Because it controls its own fiber network, Mambuca says US Metro can better determine what it charges customers. It beats Embarq by 10% to 50% on pricing, he says. The economic downturn has forced many phone customers to reexamine their telecommunication costs and Mambuca says that's benefited US Metro.

Embarq officials counter that US Metro is a startup without as long a history as the dominant phone company. “Our network is much more highly diversified and much larger and provides access to more areas with less startup-type of situation,” says Tom Matthews, an Embarq spokesman.

Matthews disputes Mambuca's assertion that the area is underserved. “Our capacity is far more than the area demand,” Matthews says. “It's kind of like saying the area is underserved by churches.”

Embarq spent $54 million in the Fort Myers-Naples area last year in capital investments, Matthews says. In the last decade, the phone company has invested $1.1 billion in the area that stretches from Naples to Port Charlotte.

But Mambuca is undeterred. Before joining this startup, Mambuca was in charge a $350 million annual budget and 2,000 employees for Level 3, a giant telecom company that built the Internet backbone that carries North American and European Web traffic. He oversaw the laying of Level 3's giant fiber-optic cable across the Atlantic Ocean in the 1990s. The 6-foot-5 New York native jokes that he's a “geek trapped in a jock's body.”

Now, Mambuca plans to grow US Metro's business by selling additional transmission capacity to large telecommunications companies such as Qwest, AT&T, Sprint and others. Such wholesale business could account for half of
US Metro's revenues by the end of this year, Mambuca says.

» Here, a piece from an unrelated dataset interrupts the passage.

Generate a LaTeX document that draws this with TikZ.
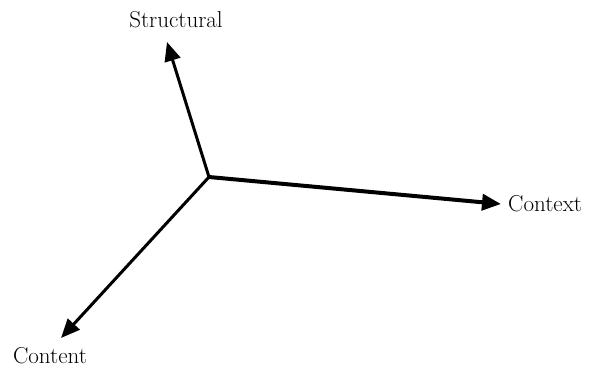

In particular, large telecommunication companies are eager to lease more line capacity for their cell-phone towers because of the increase in video use. That kind of data gobbles up space on transmission lines.
Landing major telecommunications companies such as AT&T as customers also gives US Metro credibility with other prospective customers. “When you're dealing with carriers, they look you up,” Mambuca says.